Formally, we again build a moment matrix
\[\Gamma^{\mathrm{Proj}}_{i,j} = L(b_i^\dagger b_j),\]but now the basis ${b_i}$ consists only of operators consistent with the SU(2) algebra. Alongside \(\Gamma^{\mathrm{Proj}}\succeq 0\), we impose all the Casimir identities and commutation rules of the spin algebra.

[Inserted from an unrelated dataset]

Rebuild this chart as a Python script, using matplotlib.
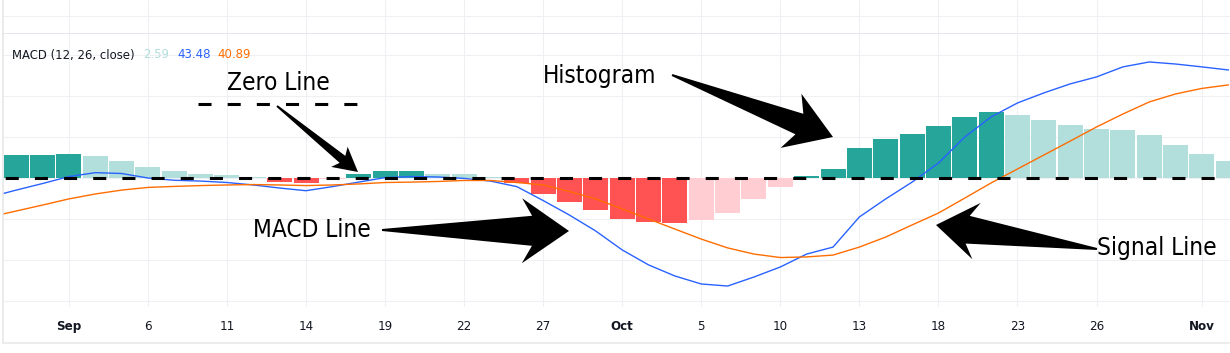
import numpy as np
import matplotlib.pyplot as plt
from matplotlib.patches import Polygon
from matplotlib.lines import Line2D

plt.rcParams["font.family"] = ["DejaVu Sans"]
plt.rcParams["font.stretch"] = "condensed"
plt.rcParams["lines.scale_dashes"] = False

W, H = 1230, 353

# bar -1 sits just off the left edge, only its line segment shows
bars = np.arange(-1, 47)
macd = [-9.3, -5.9, -2.7, 0.7, 2.6, 2.2, 0.0, -1.1, -1.5, -2.2, -3.4, -4.9,
        -6.2, -4.2, -2.0, 0.2, 0.7, 0.5, -0.2, -1.5, -4.2, -11.0, -18.1,
        -25.9, -35.1, -42.4, -47.8, -51.7, -52.7, -48.3, -43.4, -37.1, -33.7,
        -19.0, -10.2, -2.0, 7.3, 20.0, 29.8, 36.6, 41.5, 45.9, 49.3, 54.2,
        56.6, 55.6, 54.2, 52.7]
signal = [-19.0, -16.1, -13.2, -10.2, -7.8, -5.9, -4.6, -4.1, -3.7, -3.4,
          -3.2, -3.4, -3.7, -3.4, -2.9, -2.2, -2.0, -1.7, -1.2, -1.2, -2.2,
          -3.4, -6.6, -10.2, -15.1, -20.0, -24.9, -29.8, -34.1, -37.1, -38.8,
          -38.5, -37.6, -33.7, -28.8, -22.9, -17.1, -9.8, -2.4, 4.4, 11.2,
          18.0, 24.9, 31.2, 37.1, 41.0, 43.7, 45.4]
hist = [9.8, 11.2, 11.4, 11.7, 10.7, 8.3, 5.4, 3.4, 2.0, 1.5, 0.5, -2.0,
        -2.4, -0.5, 2.0, 3.2, 3.4, 2.0, 1.9, 0.7, -2.4, -7.8, -11.5, -15.6,
        -20.0, -21.7, -22.0, -20.7, -17.3, -10.2, -4.6, 1.2, 4.5, 14.8, 19.0,
        21.5, 25.4, 29.8, 32.2, 30.7, 28.3, 25.9, 23.9, 23.4, 21.0, 16.1,
        11.7, 8.3]

tick_pos = [2, 5, 8, 11, 14, 17, 20, 23, 26, 29, 32, 35, 38, 41, 45]
tick_labels = ["Sep", "6", "11", "14", "19", "22", "27", "Oct", "5", "10",
               "13", "18", "23", "26", "Nov"]
months = ["Sep", "Oct", "Nov"]

legend_title = "MACD (12, 26, close)"
legend_vals = ["2.59", "43.48", "40.89"]

TEAL = "#26A69A"
TEAL_LIGHT = "#B2DFDB"
RED = "#FF5252"
PINK = "#FFCDD2"
BLUE = "#2962FF"
ORANGE = "#FF6D00"
GRID = "#eef0f4"
TEXT = "#131722"


def hist_colors(h):
    cols = []
    for i, v in enumerate(h):
        prev = h[i - 1] if i > 0 else v
        if v >= 0:
            cols.append(TEAL if v > prev else TEAL_LIGHT)
        else:
            cols.append(PINK if v > prev else RED)
    return cols


def fxy(x, y):
    return x / W, 1 - y / H


def arrow_shape(tail, tip, head_len, head_w, tail_w, sweep=0.0, start_w=2.0):
    tail = np.array(tail, float)
    tip = np.array(tip, float)
    u = (tip - tail) / np.linalg.norm(tip - tail)
    n = np.array([-u[1], u[0]])
    base = tip - u * head_len
    neck = base + u * sweep
    pts = [tail + n * start_w / 2, neck + n * tail_w / 2, base + n * head_w / 2,
           tip, base - n * head_w / 2, neck - n * tail_w / 2,
           tail - n * start_w / 2]
    return [fxy(*p) for p in pts]


fig = plt.figure(figsize=(W / 100, H / 100), dpi=100)

px_per_bar = 26.35
x_left = -0.5
x_right = -0.5 + (W - 3) / px_per_bar

# small strip of the price pane above
ax_top = fig.add_axes([3 / W, 1 - 34 / H, (W - 3) / W, 34 / H])
ax_top.set_xlim(x_left, x_right)
ax_top.set_ylim(0, 34)
ax_top.set_xticks(tick_pos)
ax_top.set_yticks([18])
ax_top.grid(True, color=GRID, lw=0.8)
ax_top.tick_params(length=0, labelbottom=False, labelleft=False)
for s in ["top", "left", "right"]:
    ax_top.spines[s].set_visible(False)
ax_top.spines["bottom"].set_color("#e0e3eb")
ax_top.spines["bottom"].set_linewidth(1.2)

# MACD pane
ax = fig.add_axes([3 / W, 1 - 307 / H, (W - 3) / W, (307 - 34) / H])
ax.set_xlim(x_left, x_right)
ax.set_ylim((178 - 307) * 20 / 41, (178 - 34) * 20 / 41)

ax.bar(bars, hist, width=0.95, color=hist_colors(hist), zorder=2)
ax.plot(bars, macd, color=BLUE, lw=1.0, zorder=3)
ax.plot(bars, signal, color=ORANGE, lw=1.0, zorder=3)
ax.axhline(0, color="black", lw=2.2, linestyle=(19.4, (9.4, 11.6)), zorder=4)

ax.set_yticks([-60, -40, -20, 0, 20, 40, 60])
ax.set_xticks(tick_pos, tick_labels)
ax.grid(True, color=GRID, lw=0.8, zorder=0)
ax.set_axisbelow(True)
ax.tick_params(axis="y", length=0, labelleft=False)
ax.tick_params(axis="x", length=0, pad=9.5, labelsize=9.5, labelcolor=TEXT)
for lab in ax.get_xticklabels():
    if lab.get_text() in months:
        lab.set_fontweight("bold")
for s in ax.spines.values():
    s.set_visible(False)

# outer frame of the chart
fig.add_artist(Line2D([3 / W, 3 / W], [1, 1 - 343 / H], color="#e6e6e6",
                      lw=1.1, transform=fig.transFigure))
fig.add_artist(Line2D([3 / W, 1], [1 - 343 / H, 1 - 343 / H], color="#ececec",
                      lw=1.5, transform=fig.transFigure))

# legend
fig.text(*fxy(12, 55), legend_title, color=TEXT, fontsize=9.4, va="center")
for xv, val, col in zip([143, 177, 217], legend_vals, [TEAL_LIGHT, BLUE, ORANGE]):
    fig.text(*fxy(xv, 55), val, color=col, fontsize=9.4, va="center")

# annotations
fig.add_artist(Line2D([198 / W, 357 / W], [1 - 104 / H, 1 - 104 / H],
                      color="black", lw=2.2, linestyle=(0, (9.4, 11.6)),
                      transform=fig.transFigure))
notes = [("Zero Line", 278, 90), ("Histogram", 600, 83),
         ("MACD Line", 312, 237), ("Signal Line", 1157, 255)]
for txt, x, y in notes:
    fig.text(*fxy(x, y), txt, fontsize=17.5, ha="center", va="baseline",
             color="black")

arrows = [((277, 106), (358, 172), 24, 26, 9, 4),
          ((672, 75), (833, 137), 45, 58, 22, 9),
          ((382, 230), (569, 231), 47, 65, 30, 10),
          ((1097, 249), (936, 225), 41, 57, 28, 9)]
for tail, tip, hl, hw, tw, sw in arrows:
    fig.add_artist(Polygon(arrow_shape(tail, tip, hl, hw, tw, sw), closed=True,
                           facecolor="black", edgecolor="none",
                           transform=fig.transFigure, zorder=6))

fig.savefig("out.png", dpi=100)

The program then looks like:
\[\begin{aligned} \text{max}\quad & L(H^{QMC}_G),\\ \text{s.t.}\quad & \Gamma^{\mathrm{Proj}} \succeq 0,\\ & L(\mathbb{I})=1,\\ & \text{Casimir identities and commutation rules hold.} \end{aligned}\]The advantage: thanks to symmetry, the size of \(\Gamma^{\mathrm{Proj}}\) grows much more slowly than in the Lasserre hierarchy, while still converging to the true optimum at a finite level.
The SWAP heirarchy of [WCEHK24] takes a different route: instead of Pauli operators, it builds everything from the swap operators \(S_{ij}\) that exchange two qubits \(i\) and \(j\).

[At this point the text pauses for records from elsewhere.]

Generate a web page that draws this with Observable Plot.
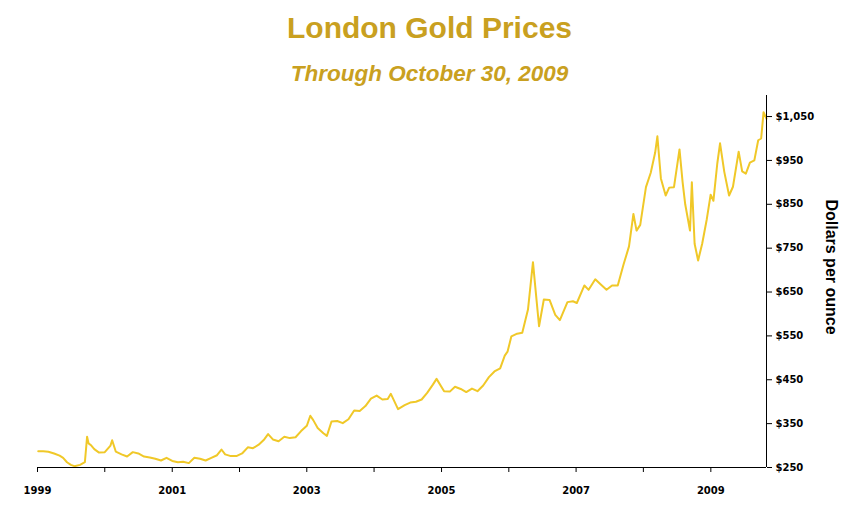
<!DOCTYPE html>
<html><head><meta charset="utf-8">
<script src="https://cdn.jsdelivr.net/npm/d3@7"></script>
<script src="https://cdn.jsdelivr.net/npm/@observablehq/plot@0.6"></script>
<style>
body{margin:0;background:#fff;font-family:Arial,"Liberation Sans",sans-serif}
#wrap{position:relative;width:859px;height:524px}
#t{position:absolute;top:11px;left:0;width:859px;text-align:center;font-weight:bold;font-size:30px;color:#c9a020}
#s{position:absolute;top:61px;left:0;width:859px;text-align:center;font-weight:bold;font-style:italic;font-size:22.5px;color:#c9a020}
#yl{position:absolute;left:831px;top:267px;transform:translate(-50%,-50%) rotate(90deg);white-space:nowrap;font-weight:bold;font-size:16px;color:#000}
#c{position:absolute;top:0;left:0}
</style></head><body>
<div id="wrap"><div id="c"></div><div id="t">London Gold Prices</div><div id="s">Through October 30, 2009</div><div id="yl">Dollars per ounce</div></div>
<script>
const dates = ["1999-01-05","1999-02-01","1999-03-01","1999-04-01","1999-05-01","1999-05-20","1999-06-10","1999-07-01","1999-07-20","1999-08-20","1999-09-15","1999-09-27","1999-10-05","1999-10-20","1999-11-05","1999-12-01",
"2000-01-01","2000-02-01","2000-02-10","2000-03-01","2000-04-01","2000-05-01","2000-06-01","2000-07-01","2000-08-01","2000-09-01","2000-10-01","2000-11-01","2000-12-01",
"2001-01-01","2001-02-01","2001-03-01","2001-04-01","2001-05-01","2001-06-01","2001-07-01","2001-08-01","2001-09-01","2001-09-25","2001-10-15","2001-11-15","2001-12-15",
"2002-01-15","2002-02-15","2002-03-15","2002-04-15","2002-05-15","2002-06-05","2002-07-01","2002-08-01","2002-09-01","2002-10-01","2002-11-01","2002-12-01",
"2003-01-01","2003-01-20","2003-02-05","2003-03-01","2003-04-01","2003-04-20","2003-05-15","2003-06-15","2003-07-15","2003-08-15","2003-09-15","2003-10-15","2003-11-15","2003-12-15",
"2004-01-15","2004-02-15","2004-03-15","2004-04-01","2004-05-10","2004-06-15","2004-07-15","2004-08-15","2004-09-15","2004-10-15","2004-11-15","2004-12-05",
"2005-01-15","2005-02-15","2005-03-15","2005-04-15","2005-05-15","2005-06-15","2005-07-15","2005-08-15","2005-09-15","2005-10-15","2005-11-15","2005-12-10","2005-12-25",
"2006-01-15","2006-02-15","2006-03-15","2006-04-15","2006-05-12","2006-05-25","2006-06-14","2006-07-10","2006-08-10","2006-09-10","2006-10-05","2006-11-15","2006-12-15",
"2007-01-05","2007-02-15","2007-03-10","2007-04-15","2007-05-15","2007-06-15","2007-07-15","2007-08-15","2007-09-15","2007-10-15","2007-11-08","2007-11-25","2007-12-15",
"2008-01-15","2008-02-10","2008-03-05","2008-03-17","2008-04-05","2008-05-01","2008-05-20","2008-06-15","2008-07-15","2008-08-01","2008-08-15","2008-09-10","2008-09-20","2008-10-05","2008-10-24","2008-11-15","2008-12-10","2008-12-31",
"2009-01-15","2009-02-05","2009-02-20","2009-03-15","2009-04-10","2009-05-01","2009-06-01","2009-06-20","2009-07-10","2009-08-01","2009-08-25","2009-09-15","2009-10-01","2009-10-14","2009-10-30"];
const prices = [287,287,286,282,277,272,262,256,253,256,262,320,305,300,292,284,
285,300,312,286,280,275,285,282,275,273,270,266,272,
265,262,263,260,272,270,266,272,278,291,280,276,276,
282,296,294,302,314,326,314,310,320,317,319,333,
345,368,358,340,328,322,355,356,351,360,380,379,390,407,
414,405,406,418,383,392,398,400,405,420,439,452,
424,423,434,429,422,430,424,437,456,469,476,505,514,
549,555,557,610,718,660,572,633,632,598,586,627,629,
625,665,655,679,667,655,665,665,712,754,828,790,803,
889,922,968,1005,909,870,888,889,975,900,850,790,900,760,722,760,816,872,
858,943,989,924,870,890,970,925,920,945,950,996,1000,1060,1045];
const yTicks = [250,350,450,550,650,750,850,950,1050];
const data = dates.map((d,i)=>({date:new Date(d), price:prices[i]}));
const years = d3.range(1999,2010).map(y=>new Date(y+"-01-01"));
const fmt = d3.format("$,");
const chart = Plot.plot({
  width:859, height:524, marginTop:95, marginBottom:57, marginLeft:37, marginRight:93,
  style:{fontFamily:"Verdana, DejaVu Sans, sans-serif", fontSize:"11px", color:"#000", background:"transparent"},
  x:{type:"time", domain:[new Date("1999-01-01"), new Date("2009-10-30")]},
  y:{domain:[250,1098]},
  marks:[
    Plot.line(data,{x:"date",y:"price",stroke:"#f0c828",strokeWidth:2}),
    Plot.ruleY([250],{stroke:"#000"}),
    Plot.ruleX([new Date("2009-10-30")],{stroke:"#000"}),
    Plot.axisX({ticks:years, tickSize:5, tickPadding:14, label:null, fontWeight:"bold", fontSize:10,
      tickFormat:d=>d.getFullYear()%2===1?String(d.getFullYear()):""}),
    Plot.axisY({anchor:"right", ticks:yTicks, tickSize:5, tickFormat:fmt, label:null, fontWeight:"bold", fontSize:10})
  ]
});
document.getElementById("c").appendChild(chart);
</script></body></html>
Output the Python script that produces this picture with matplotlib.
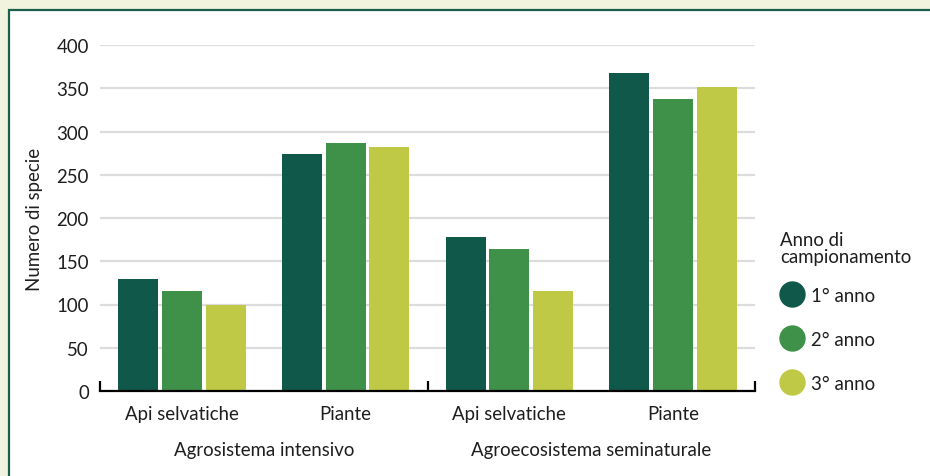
import matplotlib
matplotlib.use("Agg")
import matplotlib.pyplot as plt
from matplotlib.patches import Rectangle
from matplotlib.lines import Line2D
import matplotlib.transforms as mtransforms
import numpy as np

plt.rcParams["font.family"] = ["Lato", "DejaVu Sans"]

# Data
systems = ["Agrosistema intensivo", "Agroecosistema seminaturale"]
categories = ["Api selvatiche", "Piante", "Api selvatiche", "Piante"]
years = ["1° anno", "2° anno", "3° anno"]
anno_1 = [130, 274, 178, 368]
anno_2 = [116, 287, 164, 338]
anno_3 = [99, 282, 116, 352]
yticks = [0, 50, 100, 150, 200, 250, 300, 350, 400]

colors = ["#0f584a", "#3f914a", "#c0c946"]
text_color = "#1e1e1e"
fs = 13.4
W, H = 930, 477

fig = plt.figure(figsize=(W / 100, H / 100), dpi=100, facecolor="#f2f3df")

# white card with green border
card = Rectangle((8.5 / W, -0.1), 1.2, (H - 11) / H + 0.1, transform=fig.transFigure,
                 facecolor="white", edgecolor="#1b5e4d", linewidth=1.6, zorder=0)
fig.add_artist(card)

ax = fig.add_axes([100 / W, (H - 392) / H, 655 / W, 346 / H])
ax.set_facecolor("none")

x = np.arange(len(categories))
step = 0.267
width = 0.244
for i, (vals, col) in enumerate(zip([anno_1, anno_2, anno_3], colors)):
    ax.bar(x + (i - 1) * step, vals, width=width, color=col, zorder=3)

ax.set_xlim(-0.5, len(categories) - 0.5)
ax.set_ylim(0, 400)

for s in ["top", "right", "left"]:
    ax.spines[s].set_visible(False)
ax.spines["bottom"].set_color("black")
ax.spines["bottom"].set_linewidth(1.6)
ax.spines["bottom"].set_zorder(4)

# y axis
ax.set_yticks(yticks)
ax.set_yticklabels([str(v) for v in yticks], fontsize=fs, color=text_color)
ax.tick_params(axis="y", length=0, pad=8)
ax.yaxis.grid(True, color="#dcdcdc", linewidth=1.6, zorder=0)
ax.set_axisbelow(True)
ax.set_ylabel("Numero di specie", fontsize=fs, color=text_color, labelpad=10)

# x axis: group separators as major ticks, category names as minor tick labels
ax.set_xticks([-0.5, 1.5, 3.5])
ax.set_xticklabels([])
ax.tick_params(axis="x", which="major", direction="in", length=7, width=1.6, color="black")
ax.set_xticks(x, minor=True)
ax.set_xticklabels(categories, minor=True, fontsize=fs, color=text_color)
ax.tick_params(axis="x", which="minor", length=0, pad=10)

# system labels below the category names
trans = mtransforms.blended_transform_factory(ax.transData, fig.transFigure)
for j, name in enumerate(systems):
    ax.text(2 * j + 0.5, (H - 451) / H, name, transform=trans, ha="center", va="center",
            fontsize=fs, color=text_color)

# legend title and entries
fig.text(780 / W, (H - 263) / H, "Anno di\ncampionamento", ha="left", va="baseline",
         fontsize=fs, color=text_color, linespacing=1.0)
handles = [Line2D([], [], linestyle="none", marker="o", markersize=18,
                  markerfacecolor=c, markeredgecolor=c) for c in colors]
leg = fig.legend(handles, years, loc="upper left",
                 bbox_to_anchor=(780 / W, (H - 288) / H), frameon=False, fontsize=fs,
                 labelspacing=1.45, handletextpad=0.35, handlelength=1.34,
                 borderaxespad=0, borderpad=0)
for t in leg.get_texts():
    t.set_color(text_color)

fig.savefig("out.png", dpi=100, facecolor=fig.get_facecolor())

This is natural because the singlet projector on edge \((i,j)\), which defines the QMC Hamiltonian, can be written as
\[P^{\mathrm{singlet}}_{ij} = \tfrac{1}{2}(\mathbb{I} - S_{ij}).\]So the Hamiltonian is already linear in swaps.
The operator space is then
\[\mathcal{V}^{\mathrm{SWAP}}_d := \text{span}\{ S_{i_1 j_1} S_{i_2 j_2}\cdots S_{i_t j_t} : t\le d \},\]and the moment matrix is
\[\Gamma^{\mathrm{SWAP}}_{u,v} = L(u^\dagger v), \qquad u,v\in \mathcal{V}^{\mathrm{SWAP}}_d.\]The constraints are
\[\Gamma^{\mathrm{SWAP}} \succeq 0,\qquad L(\mathbb{I})=1,\]plus all swap algebra relations, like \(S_{ij}^2=\mathbb{I}\) and braid relations \(S_{ij}S_{jk}S_{ij}=S_{jk}S_{ij}S_{jk}\).
A crucial benefit is that the swap algebra is exactly the group algebra of the symmetric group \(S_n\), which can be block-diagonalized using representation theory. This allows the relaxation to scale to larger $n$ than a direct Pauli-based moment matrix.
Even at low degree (e.g. $d=2$), [WCEHK24] shows that the SWAP relaxation gives strong bounds.